Kalimat mamak sekelabat melintas di beranda pikiran. Betul juga kata mamak di telpon tadi. Sejujurnya ada kekurang nyamanan kala pertama tiba di Pare. Nyamuk yang mati satu terbang seribu, colokan di kamar yang hanya satu buah, dan masih banyak lagi. Namun aku ingat betul salah satu pesan moral novel Rindu gubahan bang Tere Liye. Setiap orang berhak mendapatkan kedamaian hati. Daripada terus menggerutu mengeluhkan kekurangan, lebih bijak jika aku berdamai dengan keadaan agar hati ikut damai dan segenap jiwa raga bisa menikmati hari-hari di Pare dengan penuh kesyukuran.
Lambat laun aku serasa pulang ke kampung halaman. Suasana disini benar-benar suasana desa. Tidak ada gedung pencakar langit, mall besar, bising pabrik, apalagi hedonisme buta. Hampir mirip dengan kampung halamanku di Lombok sana. Disini aku bisa menyadari kehadiran miliaran malaikat. Bukankah para penuntut ilmu selalu diiringi langkah kakinya oleh malaikat-malaikat Allah ? ada ribuan penuntut ilmu disini, itu berarti sebanyak itu pula malaikat yang menaungi kampung Inggris. Berkah melimpah dah tuh.

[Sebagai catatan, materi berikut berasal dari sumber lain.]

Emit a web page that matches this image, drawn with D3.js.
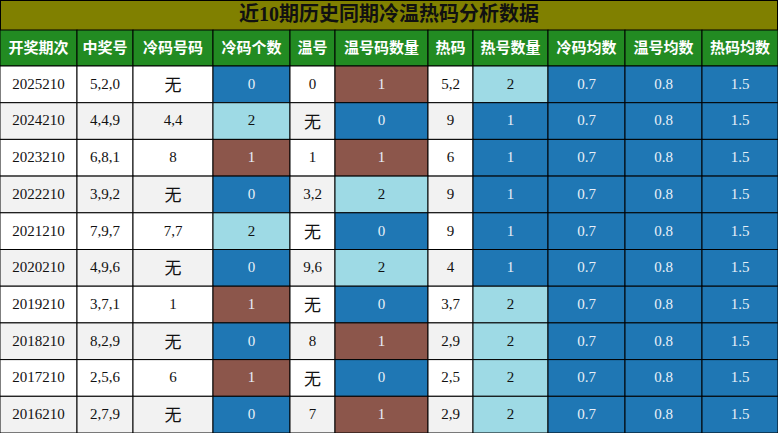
<!DOCTYPE html>
<html><head><meta charset="utf-8">
<script src="https://cdn.jsdelivr.net/npm/d3@7"></script>
<style>body{margin:0;background:#fff}</style>
</head><body>
<svg id="chart" width="778" height="433"></svg>
<script>
var title = "近10期历史同期冷温热码分析数据";
var headers = ["开奖期次","中奖号","冷码号码","冷码个数","温号","温号码数量","热码","热号数量","冷码均数","温号均数","热码均数"];
var periods = ["2025210","2024210","2023210","2022210","2021210","2020210","2019210","2018210","2017210","2016210"];
var winning = ["5,2,0","4,4,9","6,8,1","3,9,2","7,9,7","4,9,6","3,7,1","8,2,9","2,5,6","2,7,9"];
var coldNums = ["无","4,4","8","无","7,7","无","1","无","6","无"];
var coldCount = [0,2,1,0,2,0,1,0,1,0];
var warmNums = ["0","无","1","3,2","无","9,6","无","8","无","7"];
var warmCount = [1,0,1,2,0,2,0,1,0,1];
var hotNums = ["5,2","9","6","9","9","4","3,7","2,9","2,5","2,9"];
var hotCount = [2,1,1,1,1,1,2,2,2,2];
var coldAvg = [0.7,0.7,0.7,0.7,0.7,0.7,0.7,0.7,0.7,0.7];
var warmAvg = [0.8,0.8,0.8,0.8,0.8,0.8,0.8,0.8,0.8,0.8];
var hotAvg = [1.5,1.5,1.5,1.5,1.5,1.5,1.5,1.5,1.5,1.5];
var colEdges = [0,77,133,213,290,335,428,473,548,625,702,778];

var blue = "#1f77b4", brown = "#8c564b", light = "#9edae5";
var countColor = d3.scaleOrdinal().domain([0,1,2]).range([blue, brown, light]);
var hotColor = d3.scaleOrdinal().domain([1,2]).range([blue, light]);

var columns = [periods, winning, coldNums, coldCount, warmNums, warmCount, hotNums, hotCount, coldAvg, warmAvg, hotAvg];
var fills = [null,null,null,countColor,null,countColor,null,hotColor,function(){return blue;},function(){return blue;},function(){return blue;}];

var svg = d3.select("#chart");
var W = 778, titleH = 30, headH = 36;
var y = d3.scaleBand().domain(d3.range(periods.length)).range([titleH + headH, 433]);

svg.append("rect").attr("x",0.5).attr("y",0.5).attr("width",W-1).attr("height",titleH)
  .attr("fill","#808000").attr("stroke","#000");
svg.append("text").attr("x",W/2).attr("y",titleH/2+1).attr("text-anchor","middle").attr("dominant-baseline","middle")
  .attr("font-family","'Liberation Serif','Noto Sans CJK SC'").attr("font-weight","bold").attr("font-size",20)
  .attr("fill","#111").text(title);

headers.forEach(function(h, i){
  var x0 = colEdges[i], x1 = colEdges[i+1];
  svg.append("rect").attr("x",x0).attr("y",titleH).attr("width",x1-x0).attr("height",headH)
    .attr("fill","#228b22").attr("stroke","#000");
  svg.append("text").attr("x",(x0+x1)/2).attr("y",titleH+headH/2+1).attr("text-anchor","middle")
    .attr("dominant-baseline","middle").attr("font-family","'Noto Sans CJK SC'").attr("font-weight","bold")
    .attr("font-size",15).attr("fill","#fff").text(h);
});

periods.forEach(function(p, r){
  columns.forEach(function(col, i){
    var x0 = colEdges[i], x1 = colEdges[i+1], v = col[r];
    var f = fills[i] ? fills[i](v) : (r % 2 ? "#f2f2f2" : "#fff");
    svg.append("rect").attr("x",x0).attr("y",y(r)).attr("width",x1-x0).attr("height",y.bandwidth())
      .attr("fill",f).attr("stroke","#000");
    var isWu = v === "无";
    svg.append("text").attr("x",(x0+x1)/2).attr("y",y(r)+y.bandwidth()/2+(isWu?2:1)).attr("text-anchor","middle")
      .attr("dominant-baseline","middle")
      .attr("font-family", isWu ? "'Noto Sans CJK SC'" : "'Liberation Serif'")
      .attr("font-size", isWu ? 17 : 15)
      .attr("fill", (fills[i] && f !== light) ? "#e8f0f8" : "#111")
      .text(v);
  });
});
</script>
</body></html>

Sembari menunggu extended class ( kelas tambahan ) dimulai, ku kayuh sepeda ke arah selatan. Putri mengikuti di belakang. Tujuanku hanya ingin melihat hamparan persawahan yang sempat aku lihat tadi pagi. Aku berhenti di bawah sebuah pohon yang cukup rindang. Sekejap kemudian Putri mengikuti. Saat itu bukan hanya sawah yang membuatku layaknya diundang untuk singgah. Tapi juga hembusan angin yang cukup romantis dan di ujung hamparan sawah bertengger sebuah menara masjid yang cukup indah. Aku selalu terkesima kala menatap menara. Apalagi menara yang tinggi menjulang. Mungkin efek novel negeri lima menara yang pernah kubaca.
Satu dua peserta kursus melintas mengayuh sepeda. Di tengah sawah beberapa petani terlihat telaten membajak ladang. Terik matahari yang tersaring gumpalan awan cukup mengurangi kadar gerah siang itu. Angin merambat pelan menerpa raut wajah yang berminyak karena lelah dan gerah. Di sisi yang lain gundukan gunung bertengger dengan gagahnya, entah gunung apa. Maybe Kelud. Salah satu gunung yang dekat dengan Kediri.

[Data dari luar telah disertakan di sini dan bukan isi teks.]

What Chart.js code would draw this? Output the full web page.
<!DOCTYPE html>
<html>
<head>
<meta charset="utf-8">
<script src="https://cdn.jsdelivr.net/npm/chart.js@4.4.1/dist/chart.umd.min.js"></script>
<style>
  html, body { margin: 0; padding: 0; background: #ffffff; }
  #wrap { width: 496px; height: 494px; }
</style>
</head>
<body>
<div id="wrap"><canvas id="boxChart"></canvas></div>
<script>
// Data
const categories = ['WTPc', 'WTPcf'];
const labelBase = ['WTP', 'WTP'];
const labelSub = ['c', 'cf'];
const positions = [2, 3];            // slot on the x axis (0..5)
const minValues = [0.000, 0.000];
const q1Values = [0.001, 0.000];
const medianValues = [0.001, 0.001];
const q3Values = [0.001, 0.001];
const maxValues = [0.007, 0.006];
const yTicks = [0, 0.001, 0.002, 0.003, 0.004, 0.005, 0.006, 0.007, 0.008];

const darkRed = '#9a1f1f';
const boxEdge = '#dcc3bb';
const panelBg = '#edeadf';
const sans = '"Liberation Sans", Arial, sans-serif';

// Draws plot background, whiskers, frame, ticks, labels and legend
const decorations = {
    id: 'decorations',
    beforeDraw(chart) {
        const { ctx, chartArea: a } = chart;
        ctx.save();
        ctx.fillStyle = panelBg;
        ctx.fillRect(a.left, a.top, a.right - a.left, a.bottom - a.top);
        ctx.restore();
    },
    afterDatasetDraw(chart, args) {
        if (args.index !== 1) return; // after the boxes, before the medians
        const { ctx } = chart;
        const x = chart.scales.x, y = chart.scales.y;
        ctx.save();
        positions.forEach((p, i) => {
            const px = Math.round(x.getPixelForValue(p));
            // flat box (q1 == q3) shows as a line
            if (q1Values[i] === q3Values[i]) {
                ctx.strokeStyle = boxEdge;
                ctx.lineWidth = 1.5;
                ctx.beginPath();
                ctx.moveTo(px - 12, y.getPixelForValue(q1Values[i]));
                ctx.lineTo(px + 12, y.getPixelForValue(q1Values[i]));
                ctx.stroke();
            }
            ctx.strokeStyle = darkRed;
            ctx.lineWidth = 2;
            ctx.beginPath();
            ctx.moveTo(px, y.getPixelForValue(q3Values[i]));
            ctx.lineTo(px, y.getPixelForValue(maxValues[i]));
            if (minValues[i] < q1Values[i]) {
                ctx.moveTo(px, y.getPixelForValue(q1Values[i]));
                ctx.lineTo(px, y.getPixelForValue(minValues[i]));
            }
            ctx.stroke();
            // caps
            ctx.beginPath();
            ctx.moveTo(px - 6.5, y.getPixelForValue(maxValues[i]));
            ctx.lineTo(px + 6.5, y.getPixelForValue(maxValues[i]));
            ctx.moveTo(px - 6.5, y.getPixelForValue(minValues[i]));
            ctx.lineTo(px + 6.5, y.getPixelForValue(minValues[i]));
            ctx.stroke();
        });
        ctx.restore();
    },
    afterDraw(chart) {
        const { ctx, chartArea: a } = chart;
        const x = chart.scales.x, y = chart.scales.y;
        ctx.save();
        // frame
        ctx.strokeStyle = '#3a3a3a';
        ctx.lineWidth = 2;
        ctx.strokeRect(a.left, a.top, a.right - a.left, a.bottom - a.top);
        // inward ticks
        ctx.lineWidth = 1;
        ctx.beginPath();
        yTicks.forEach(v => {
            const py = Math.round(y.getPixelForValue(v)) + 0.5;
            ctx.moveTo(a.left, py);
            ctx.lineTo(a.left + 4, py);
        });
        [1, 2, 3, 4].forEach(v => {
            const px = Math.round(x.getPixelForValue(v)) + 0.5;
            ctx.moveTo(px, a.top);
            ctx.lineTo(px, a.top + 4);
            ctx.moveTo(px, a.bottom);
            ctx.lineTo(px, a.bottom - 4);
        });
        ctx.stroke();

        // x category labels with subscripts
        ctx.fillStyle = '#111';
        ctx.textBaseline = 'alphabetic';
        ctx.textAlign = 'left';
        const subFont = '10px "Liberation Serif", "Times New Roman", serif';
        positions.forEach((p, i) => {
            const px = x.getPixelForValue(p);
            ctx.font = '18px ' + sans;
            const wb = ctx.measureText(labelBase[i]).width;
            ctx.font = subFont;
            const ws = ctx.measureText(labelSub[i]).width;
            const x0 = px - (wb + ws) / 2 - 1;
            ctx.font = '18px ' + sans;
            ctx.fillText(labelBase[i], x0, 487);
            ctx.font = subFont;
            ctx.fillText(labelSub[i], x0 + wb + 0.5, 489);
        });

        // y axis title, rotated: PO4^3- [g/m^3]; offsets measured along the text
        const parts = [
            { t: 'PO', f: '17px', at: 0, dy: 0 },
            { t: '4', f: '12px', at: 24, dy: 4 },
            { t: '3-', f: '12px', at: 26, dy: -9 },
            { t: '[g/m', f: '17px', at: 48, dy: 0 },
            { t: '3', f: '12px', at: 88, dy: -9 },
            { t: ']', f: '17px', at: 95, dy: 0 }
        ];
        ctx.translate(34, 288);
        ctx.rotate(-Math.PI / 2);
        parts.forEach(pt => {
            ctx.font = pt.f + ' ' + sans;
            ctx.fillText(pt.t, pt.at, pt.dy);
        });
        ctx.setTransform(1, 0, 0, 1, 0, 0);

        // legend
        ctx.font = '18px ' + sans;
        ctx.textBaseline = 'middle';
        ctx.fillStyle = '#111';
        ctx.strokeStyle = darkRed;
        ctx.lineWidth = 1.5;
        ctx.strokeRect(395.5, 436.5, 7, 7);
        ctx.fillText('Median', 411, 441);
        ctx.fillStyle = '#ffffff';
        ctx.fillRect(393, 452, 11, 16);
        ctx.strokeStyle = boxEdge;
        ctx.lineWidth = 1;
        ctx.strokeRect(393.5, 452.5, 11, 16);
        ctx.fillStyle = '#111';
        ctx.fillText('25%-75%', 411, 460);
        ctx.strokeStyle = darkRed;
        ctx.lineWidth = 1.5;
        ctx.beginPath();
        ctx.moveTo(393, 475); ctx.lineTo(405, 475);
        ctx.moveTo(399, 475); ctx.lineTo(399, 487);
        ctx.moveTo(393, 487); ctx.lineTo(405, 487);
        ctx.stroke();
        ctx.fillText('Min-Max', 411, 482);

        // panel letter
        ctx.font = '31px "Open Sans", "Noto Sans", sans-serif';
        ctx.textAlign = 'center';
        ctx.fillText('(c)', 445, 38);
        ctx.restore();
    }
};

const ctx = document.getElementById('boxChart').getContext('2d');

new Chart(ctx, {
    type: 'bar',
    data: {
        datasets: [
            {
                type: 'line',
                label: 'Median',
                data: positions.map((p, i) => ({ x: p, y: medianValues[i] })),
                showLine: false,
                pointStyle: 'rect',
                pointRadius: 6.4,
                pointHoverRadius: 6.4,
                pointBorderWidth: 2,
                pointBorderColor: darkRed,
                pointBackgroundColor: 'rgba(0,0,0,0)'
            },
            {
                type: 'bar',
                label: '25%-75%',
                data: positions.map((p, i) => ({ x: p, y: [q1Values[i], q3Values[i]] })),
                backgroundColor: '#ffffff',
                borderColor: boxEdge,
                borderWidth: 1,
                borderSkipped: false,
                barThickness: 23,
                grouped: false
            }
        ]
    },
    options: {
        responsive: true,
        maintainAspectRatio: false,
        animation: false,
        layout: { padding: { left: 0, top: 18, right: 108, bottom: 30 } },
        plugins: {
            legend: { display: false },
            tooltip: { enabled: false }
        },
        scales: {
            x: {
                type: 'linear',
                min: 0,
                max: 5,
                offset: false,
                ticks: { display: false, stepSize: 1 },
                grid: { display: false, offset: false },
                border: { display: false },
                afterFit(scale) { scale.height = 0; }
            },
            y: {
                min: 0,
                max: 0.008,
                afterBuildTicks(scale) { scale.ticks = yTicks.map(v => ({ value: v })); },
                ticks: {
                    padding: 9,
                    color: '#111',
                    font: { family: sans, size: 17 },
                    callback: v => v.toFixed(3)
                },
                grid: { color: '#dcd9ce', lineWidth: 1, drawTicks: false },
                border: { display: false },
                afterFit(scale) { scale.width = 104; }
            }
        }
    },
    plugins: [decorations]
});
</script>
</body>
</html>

Aku sengaja membawa Putri ke sini sembari menunggu kelas tambahan dimulai pukul 13:00 siang. ia datang dari Semarang, ibukota Jawa Tengah. konon rumahnya gak jauh dari UNDIP. So, aku bisa menyimpulkan bahwa istananya di Semarang berada di tengah kota. Tentu persawahan di kota besar layaknya Semarang sudah mulai limited edition. Semoga kesegaran dan keelokan hamparan sawah nan hijau yang menghiasi pelupuk mata kali ini bisa memberi efek positif untuk mood kami.
Kami pun mulai ngobrol dengan tema yang random. Dari hanya sekedar bercanda ringan, bercerita tentang pengalaman, sampai akhirnya membicarakan tentang mimpi-mimpi besar kami. Sebuah mimpi yang terlahir dari keoptimisan akan kasih sayang Tuhan dan keyakinan bahwa ridho Allah ada pada ridho orang tua.
Waktu dan kuota bicara kami bagi dengan merata. Ada saatnya aku bicara dan Putri menyimak. Pun kala Putri bicara aku menyimak dengan penuh khidmat. Gadis ini pandai memposisikan diri, kapan harus mendengarkan dan kapan harus memberi tanggapan. I feel comfortable. Lamat-lamat aku pandangi wajah gadis lulusan Gontor ini. Raut wajah yang teduh, senyum yang begitu sering terulas melambangkan keramahan si empunya, nada bicara gadis Jawa yang cukup khas terekam jelas oleh telinga. Aku tahu ia punya mimpi. Mimpi yang terlahir bukan dari ambisi pribadi melainkan niat suci membahagiakan surga kecil yang Allah titipkan untuknya di dunia, keluarga tercinta.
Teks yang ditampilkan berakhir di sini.